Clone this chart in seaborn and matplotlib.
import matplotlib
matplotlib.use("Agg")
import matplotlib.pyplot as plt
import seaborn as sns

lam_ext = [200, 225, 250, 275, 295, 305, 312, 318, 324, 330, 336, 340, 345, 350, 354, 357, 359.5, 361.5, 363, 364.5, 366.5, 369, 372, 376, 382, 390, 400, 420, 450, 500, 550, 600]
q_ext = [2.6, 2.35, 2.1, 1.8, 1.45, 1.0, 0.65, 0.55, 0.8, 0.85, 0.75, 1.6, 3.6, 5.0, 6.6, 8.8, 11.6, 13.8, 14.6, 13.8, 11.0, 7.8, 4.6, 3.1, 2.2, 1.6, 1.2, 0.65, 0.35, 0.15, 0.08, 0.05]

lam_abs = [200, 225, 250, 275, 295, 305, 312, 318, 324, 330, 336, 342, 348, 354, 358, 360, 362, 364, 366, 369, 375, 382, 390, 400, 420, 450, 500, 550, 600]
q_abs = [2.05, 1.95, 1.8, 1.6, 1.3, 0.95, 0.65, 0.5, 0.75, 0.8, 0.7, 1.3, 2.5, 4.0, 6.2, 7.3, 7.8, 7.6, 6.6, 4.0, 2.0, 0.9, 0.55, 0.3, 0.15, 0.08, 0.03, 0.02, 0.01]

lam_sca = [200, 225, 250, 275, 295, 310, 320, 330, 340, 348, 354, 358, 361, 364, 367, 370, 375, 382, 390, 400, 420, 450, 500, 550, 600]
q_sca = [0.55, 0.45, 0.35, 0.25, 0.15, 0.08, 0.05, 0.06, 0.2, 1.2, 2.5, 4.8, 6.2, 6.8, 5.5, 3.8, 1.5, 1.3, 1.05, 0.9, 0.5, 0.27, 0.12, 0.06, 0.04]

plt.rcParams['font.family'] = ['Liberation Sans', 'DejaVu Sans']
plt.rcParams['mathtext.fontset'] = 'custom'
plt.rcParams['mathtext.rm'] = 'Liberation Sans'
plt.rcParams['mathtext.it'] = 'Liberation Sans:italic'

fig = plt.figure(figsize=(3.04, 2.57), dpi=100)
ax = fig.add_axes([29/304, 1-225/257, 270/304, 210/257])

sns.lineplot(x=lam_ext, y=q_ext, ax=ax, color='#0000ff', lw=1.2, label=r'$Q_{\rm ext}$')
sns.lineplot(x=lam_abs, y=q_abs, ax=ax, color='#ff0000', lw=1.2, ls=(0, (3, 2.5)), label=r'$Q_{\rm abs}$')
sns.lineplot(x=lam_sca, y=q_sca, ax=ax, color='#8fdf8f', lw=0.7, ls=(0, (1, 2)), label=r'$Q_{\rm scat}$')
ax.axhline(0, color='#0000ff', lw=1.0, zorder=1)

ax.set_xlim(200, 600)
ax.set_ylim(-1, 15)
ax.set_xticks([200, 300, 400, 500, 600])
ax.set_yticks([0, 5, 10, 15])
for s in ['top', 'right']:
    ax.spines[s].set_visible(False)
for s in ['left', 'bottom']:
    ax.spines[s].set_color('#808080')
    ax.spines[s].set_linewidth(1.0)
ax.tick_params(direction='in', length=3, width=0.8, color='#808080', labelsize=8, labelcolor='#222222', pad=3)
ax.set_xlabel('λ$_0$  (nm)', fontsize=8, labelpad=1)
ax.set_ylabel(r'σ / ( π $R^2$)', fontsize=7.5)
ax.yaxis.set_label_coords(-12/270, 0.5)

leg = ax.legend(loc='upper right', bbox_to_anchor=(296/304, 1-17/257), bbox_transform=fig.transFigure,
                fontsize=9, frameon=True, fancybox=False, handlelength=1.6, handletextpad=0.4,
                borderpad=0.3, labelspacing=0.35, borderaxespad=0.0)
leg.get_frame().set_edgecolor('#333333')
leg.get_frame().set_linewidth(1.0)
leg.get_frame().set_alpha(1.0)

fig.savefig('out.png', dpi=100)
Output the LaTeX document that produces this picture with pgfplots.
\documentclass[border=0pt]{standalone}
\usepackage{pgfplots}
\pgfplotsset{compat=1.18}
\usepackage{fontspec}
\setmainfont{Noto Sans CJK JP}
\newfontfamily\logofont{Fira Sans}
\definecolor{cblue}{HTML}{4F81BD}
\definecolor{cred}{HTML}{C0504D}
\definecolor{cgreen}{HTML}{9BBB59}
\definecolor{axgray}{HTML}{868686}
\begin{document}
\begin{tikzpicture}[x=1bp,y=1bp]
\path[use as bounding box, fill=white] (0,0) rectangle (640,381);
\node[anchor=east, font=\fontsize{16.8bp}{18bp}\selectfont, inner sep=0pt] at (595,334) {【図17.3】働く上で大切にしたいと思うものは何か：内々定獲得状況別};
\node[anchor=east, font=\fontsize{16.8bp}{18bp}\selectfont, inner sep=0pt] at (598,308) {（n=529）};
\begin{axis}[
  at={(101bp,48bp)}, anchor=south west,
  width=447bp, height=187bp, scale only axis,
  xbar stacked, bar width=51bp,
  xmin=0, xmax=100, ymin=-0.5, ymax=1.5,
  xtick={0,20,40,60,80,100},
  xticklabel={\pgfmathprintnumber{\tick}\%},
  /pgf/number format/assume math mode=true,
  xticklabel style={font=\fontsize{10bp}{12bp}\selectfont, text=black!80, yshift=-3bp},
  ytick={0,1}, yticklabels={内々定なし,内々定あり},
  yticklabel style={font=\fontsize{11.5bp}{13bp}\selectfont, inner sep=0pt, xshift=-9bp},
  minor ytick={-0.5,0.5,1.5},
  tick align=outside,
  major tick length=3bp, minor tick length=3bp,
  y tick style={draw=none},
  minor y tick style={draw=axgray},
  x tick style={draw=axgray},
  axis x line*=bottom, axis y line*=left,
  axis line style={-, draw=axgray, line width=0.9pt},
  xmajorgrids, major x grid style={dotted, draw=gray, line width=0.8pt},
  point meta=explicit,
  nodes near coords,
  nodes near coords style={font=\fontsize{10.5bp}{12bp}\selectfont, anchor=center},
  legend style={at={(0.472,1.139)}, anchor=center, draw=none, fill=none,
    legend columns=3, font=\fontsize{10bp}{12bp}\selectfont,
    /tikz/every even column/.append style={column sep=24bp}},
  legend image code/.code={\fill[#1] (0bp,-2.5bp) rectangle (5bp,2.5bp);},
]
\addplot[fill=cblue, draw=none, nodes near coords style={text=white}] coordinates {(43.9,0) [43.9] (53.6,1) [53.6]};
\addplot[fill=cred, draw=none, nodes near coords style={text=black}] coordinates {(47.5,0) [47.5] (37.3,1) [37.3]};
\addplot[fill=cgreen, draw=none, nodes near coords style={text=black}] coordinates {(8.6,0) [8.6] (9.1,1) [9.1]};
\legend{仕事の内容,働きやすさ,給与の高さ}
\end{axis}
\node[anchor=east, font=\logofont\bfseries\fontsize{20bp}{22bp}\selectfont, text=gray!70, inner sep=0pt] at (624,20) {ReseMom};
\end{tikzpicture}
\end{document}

...

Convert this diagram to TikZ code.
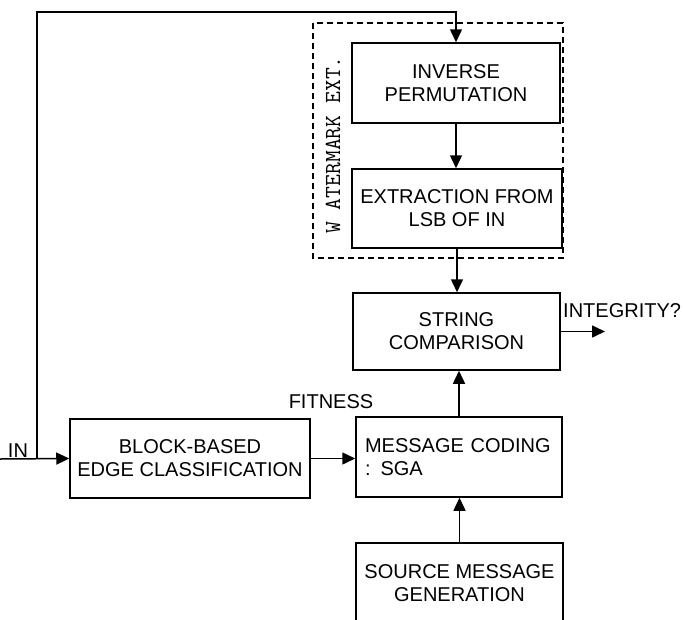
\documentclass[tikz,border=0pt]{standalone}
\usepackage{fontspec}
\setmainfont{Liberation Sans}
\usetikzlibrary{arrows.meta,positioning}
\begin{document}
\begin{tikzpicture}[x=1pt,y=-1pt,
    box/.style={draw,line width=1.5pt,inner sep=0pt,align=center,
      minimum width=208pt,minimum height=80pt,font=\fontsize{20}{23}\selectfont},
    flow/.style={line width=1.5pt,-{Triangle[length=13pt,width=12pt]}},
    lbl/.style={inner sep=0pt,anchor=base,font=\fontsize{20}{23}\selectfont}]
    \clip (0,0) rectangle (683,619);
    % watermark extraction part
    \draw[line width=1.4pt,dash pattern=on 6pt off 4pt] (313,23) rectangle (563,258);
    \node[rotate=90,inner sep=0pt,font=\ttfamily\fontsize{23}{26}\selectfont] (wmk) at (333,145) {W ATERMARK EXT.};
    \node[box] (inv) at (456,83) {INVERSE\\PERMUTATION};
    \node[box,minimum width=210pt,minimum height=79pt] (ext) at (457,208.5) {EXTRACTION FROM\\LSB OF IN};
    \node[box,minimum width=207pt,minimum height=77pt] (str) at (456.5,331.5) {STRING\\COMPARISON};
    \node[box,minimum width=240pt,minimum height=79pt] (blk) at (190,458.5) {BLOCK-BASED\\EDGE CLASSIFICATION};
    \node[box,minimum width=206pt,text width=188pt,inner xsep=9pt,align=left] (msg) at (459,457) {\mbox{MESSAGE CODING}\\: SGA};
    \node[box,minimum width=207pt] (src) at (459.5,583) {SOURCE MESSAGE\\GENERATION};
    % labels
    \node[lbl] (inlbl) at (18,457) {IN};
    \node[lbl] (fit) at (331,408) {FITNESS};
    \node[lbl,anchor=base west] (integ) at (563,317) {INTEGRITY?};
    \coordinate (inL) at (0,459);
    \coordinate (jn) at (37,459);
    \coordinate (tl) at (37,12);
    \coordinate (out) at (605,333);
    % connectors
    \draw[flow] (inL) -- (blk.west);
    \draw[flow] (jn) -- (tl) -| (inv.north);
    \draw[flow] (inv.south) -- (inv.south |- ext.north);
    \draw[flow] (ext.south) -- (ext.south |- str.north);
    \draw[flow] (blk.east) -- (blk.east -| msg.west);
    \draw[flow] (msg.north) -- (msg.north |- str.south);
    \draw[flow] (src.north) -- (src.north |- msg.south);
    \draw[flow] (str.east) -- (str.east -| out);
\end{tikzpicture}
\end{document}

--

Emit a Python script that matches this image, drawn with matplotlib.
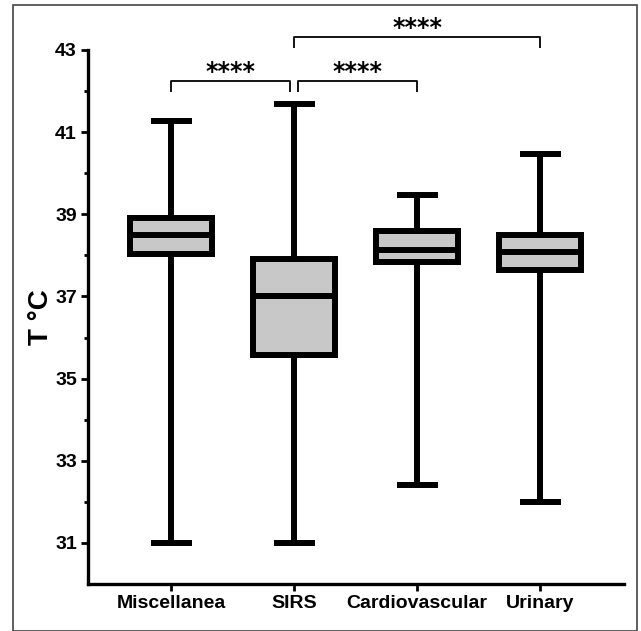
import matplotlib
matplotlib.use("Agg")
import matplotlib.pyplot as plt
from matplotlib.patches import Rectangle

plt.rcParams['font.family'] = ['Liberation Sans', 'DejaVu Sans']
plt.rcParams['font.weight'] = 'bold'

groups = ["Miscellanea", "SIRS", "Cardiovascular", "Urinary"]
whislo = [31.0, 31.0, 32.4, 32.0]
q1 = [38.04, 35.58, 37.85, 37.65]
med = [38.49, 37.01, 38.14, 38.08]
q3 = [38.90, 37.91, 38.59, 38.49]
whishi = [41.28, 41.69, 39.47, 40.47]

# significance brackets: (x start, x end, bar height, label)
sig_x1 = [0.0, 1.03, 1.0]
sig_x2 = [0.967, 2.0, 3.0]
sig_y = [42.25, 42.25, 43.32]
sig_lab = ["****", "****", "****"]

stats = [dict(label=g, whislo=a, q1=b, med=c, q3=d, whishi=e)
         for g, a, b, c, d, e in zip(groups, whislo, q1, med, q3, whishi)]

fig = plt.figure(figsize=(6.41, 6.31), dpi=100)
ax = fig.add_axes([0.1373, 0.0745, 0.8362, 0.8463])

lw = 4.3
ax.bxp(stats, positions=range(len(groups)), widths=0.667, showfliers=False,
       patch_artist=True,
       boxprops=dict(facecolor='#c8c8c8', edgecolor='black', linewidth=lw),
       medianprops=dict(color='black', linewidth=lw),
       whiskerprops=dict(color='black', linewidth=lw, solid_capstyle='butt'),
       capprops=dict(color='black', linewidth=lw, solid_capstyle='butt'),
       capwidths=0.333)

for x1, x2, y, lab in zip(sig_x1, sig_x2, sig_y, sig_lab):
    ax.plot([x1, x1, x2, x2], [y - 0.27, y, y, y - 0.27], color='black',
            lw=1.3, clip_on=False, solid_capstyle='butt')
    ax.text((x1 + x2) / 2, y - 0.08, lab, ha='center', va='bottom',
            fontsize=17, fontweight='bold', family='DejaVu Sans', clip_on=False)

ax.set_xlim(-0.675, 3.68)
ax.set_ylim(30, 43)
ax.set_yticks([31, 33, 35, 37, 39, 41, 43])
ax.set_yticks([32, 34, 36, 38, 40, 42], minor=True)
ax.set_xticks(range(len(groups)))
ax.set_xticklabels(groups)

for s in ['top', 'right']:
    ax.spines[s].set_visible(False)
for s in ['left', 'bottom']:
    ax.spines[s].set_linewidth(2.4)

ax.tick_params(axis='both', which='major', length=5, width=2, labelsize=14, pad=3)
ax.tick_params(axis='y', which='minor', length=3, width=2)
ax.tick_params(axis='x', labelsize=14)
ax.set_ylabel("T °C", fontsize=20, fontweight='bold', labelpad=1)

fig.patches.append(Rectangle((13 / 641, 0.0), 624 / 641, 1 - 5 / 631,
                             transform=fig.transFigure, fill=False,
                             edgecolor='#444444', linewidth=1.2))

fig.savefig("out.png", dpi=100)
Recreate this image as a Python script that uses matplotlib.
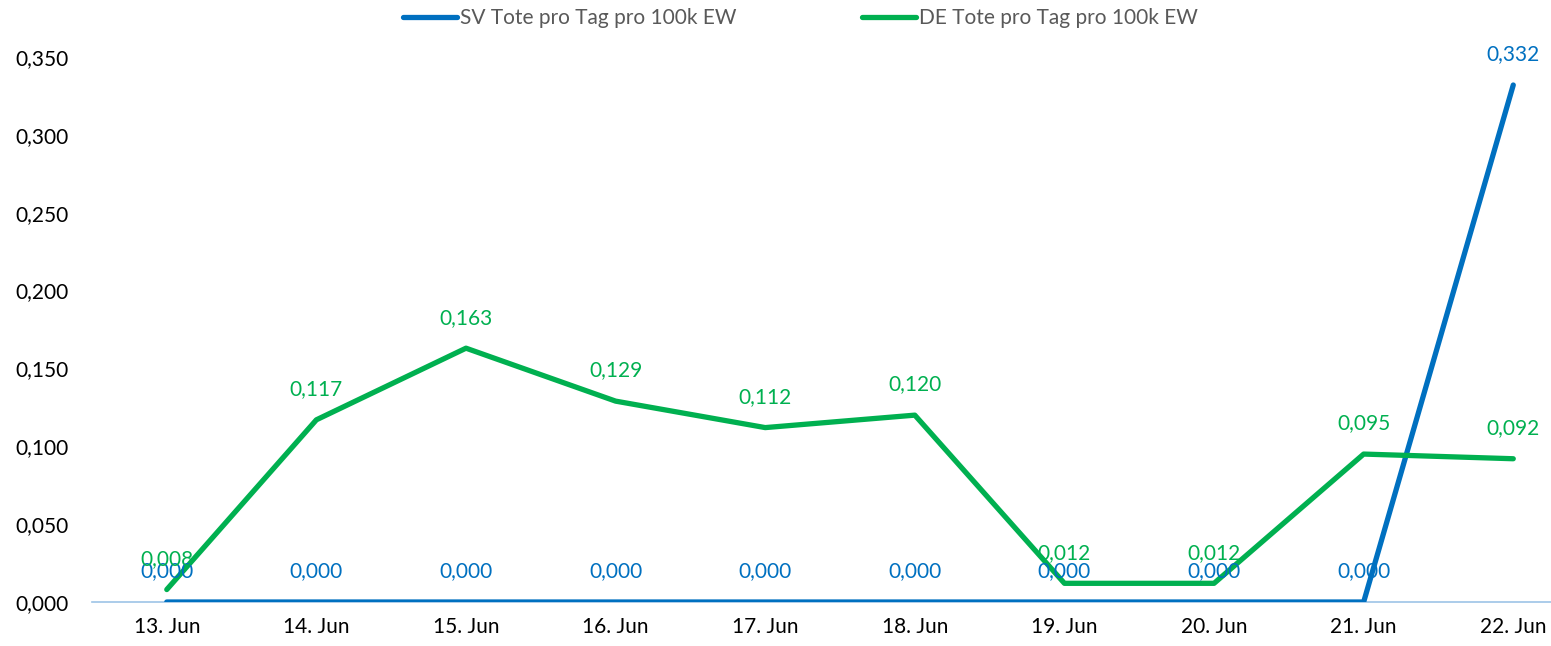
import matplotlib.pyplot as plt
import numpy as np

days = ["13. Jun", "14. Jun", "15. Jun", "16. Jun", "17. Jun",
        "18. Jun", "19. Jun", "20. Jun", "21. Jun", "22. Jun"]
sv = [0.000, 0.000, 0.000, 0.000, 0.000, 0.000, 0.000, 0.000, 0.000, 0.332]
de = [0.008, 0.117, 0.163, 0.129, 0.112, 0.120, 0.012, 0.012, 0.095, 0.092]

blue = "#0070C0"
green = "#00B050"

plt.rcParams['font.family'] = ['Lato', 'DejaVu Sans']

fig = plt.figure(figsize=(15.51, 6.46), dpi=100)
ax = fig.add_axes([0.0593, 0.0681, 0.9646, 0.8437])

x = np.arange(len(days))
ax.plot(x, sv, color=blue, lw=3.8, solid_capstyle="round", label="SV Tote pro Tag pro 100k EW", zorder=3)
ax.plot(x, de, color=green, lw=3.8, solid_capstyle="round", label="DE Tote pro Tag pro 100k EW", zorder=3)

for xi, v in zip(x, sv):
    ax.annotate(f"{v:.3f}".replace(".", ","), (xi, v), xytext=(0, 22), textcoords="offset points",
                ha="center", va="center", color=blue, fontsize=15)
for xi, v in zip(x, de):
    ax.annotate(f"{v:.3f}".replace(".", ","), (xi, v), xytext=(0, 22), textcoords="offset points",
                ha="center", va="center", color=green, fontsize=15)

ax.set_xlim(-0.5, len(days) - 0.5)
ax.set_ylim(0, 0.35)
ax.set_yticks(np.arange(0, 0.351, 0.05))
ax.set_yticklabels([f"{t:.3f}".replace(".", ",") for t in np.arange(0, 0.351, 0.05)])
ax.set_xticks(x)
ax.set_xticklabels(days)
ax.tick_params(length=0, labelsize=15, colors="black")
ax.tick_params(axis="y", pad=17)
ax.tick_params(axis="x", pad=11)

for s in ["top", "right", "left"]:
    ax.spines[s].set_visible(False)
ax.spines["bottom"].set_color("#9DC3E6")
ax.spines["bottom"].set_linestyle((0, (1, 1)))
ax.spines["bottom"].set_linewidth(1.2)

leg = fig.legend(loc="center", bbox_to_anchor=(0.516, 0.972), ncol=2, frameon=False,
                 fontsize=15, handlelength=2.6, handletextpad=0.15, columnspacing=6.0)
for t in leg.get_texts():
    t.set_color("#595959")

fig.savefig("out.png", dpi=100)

- [Job]:
Within the listing above, extract exactly the lines from the line with "Clone this chart in seaborn and matplotlib." to the line with "ax.axhline(0, color='#0000ff', lw=1.0, zorder=1)", the two named lines included, and no others.

- [Written answer]:
Clone this chart in seaborn and matplotlib.
import matplotlib
matplotlib.use("Agg")
import matplotlib.pyplot as plt
import seaborn as sns

lam_ext = [200, 225, 250, 275, 295, 305, 312, 318, 324, 330, 336, 340, 345, 350, 354, 357, 359.5, 361.5, 363, 364.5, 366.5, 369, 372, 376, 382, 390, 400, 420, 450, 500, 550, 600]
q_ext = [2.6, 2.35, 2.1, 1.8, 1.45, 1.0, 0.65, 0.55, 0.8, 0.85, 0.75, 1.6, 3.6, 5.0, 6.6, 8.8, 11.6, 13.8, 14.6, 13.8, 11.0, 7.8, 4.6, 3.1, 2.2, 1.6, 1.2, 0.65, 0.35, 0.15, 0.08, 0.05]

lam_abs = [200, 225, 250, 275, 295, 305, 312, 318, 324, 330, 336, 342, 348, 354, 358, 360, 362, 364, 366, 369, 375, 382, 390, 400, 420, 450, 500, 550, 600]
q_abs = [2.05, 1.95, 1.8, 1.6, 1.3, 0.95, 0.65, 0.5, 0.75, 0.8, 0.7, 1.3, 2.5, 4.0, 6.2, 7.3, 7.8, 7.6, 6.6, 4.0, 2.0, 0.9, 0.55, 0.3, 0.15, 0.08, 0.03, 0.02, 0.01]

lam_sca = [200, 225, 250, 275, 295, 310, 320, 330, 340, 348, 354, 358, 361, 364, 367, 370, 375, 382, 390, 400, 420, 450, 500, 550, 600]
q_sca = [0.55, 0.45, 0.35, 0.25, 0.15, 0.08, 0.05, 0.06, 0.2, 1.2, 2.5, 4.8, 6.2, 6.8, 5.5, 3.8, 1.5, 1.3, 1.05, 0.9, 0.5, 0.27, 0.12, 0.06, 0.04]

plt.rcParams['font.family'] = ['Liberation Sans', 'DejaVu Sans']
plt.rcParams['mathtext.fontset'] = 'custom'
plt.rcParams['mathtext.rm'] = 'Liberation Sans'
plt.rcParams['mathtext.it'] = 'Liberation Sans:italic'

fig = plt.figure(figsize=(3.04, 2.57), dpi=100)
ax = fig.add_axes([29/304, 1-225/257, 270/304, 210/257])

sns.lineplot(x=lam_ext, y=q_ext, ax=ax, color='#0000ff', lw=1.2, label=r'$Q_{\rm ext}$')
sns.lineplot(x=lam_abs, y=q_abs, ax=ax, color='#ff0000', lw=1.2, ls=(0, (3, 2.5)), label=r'$Q_{\rm abs}$')
sns.lineplot(x=lam_sca, y=q_sca, ax=ax, color='#8fdf8f', lw=0.7, ls=(0, (1, 2)), label=r'$Q_{\rm scat}$')
ax.axhline(0, color='#0000ff', lw=1.0, zorder=1)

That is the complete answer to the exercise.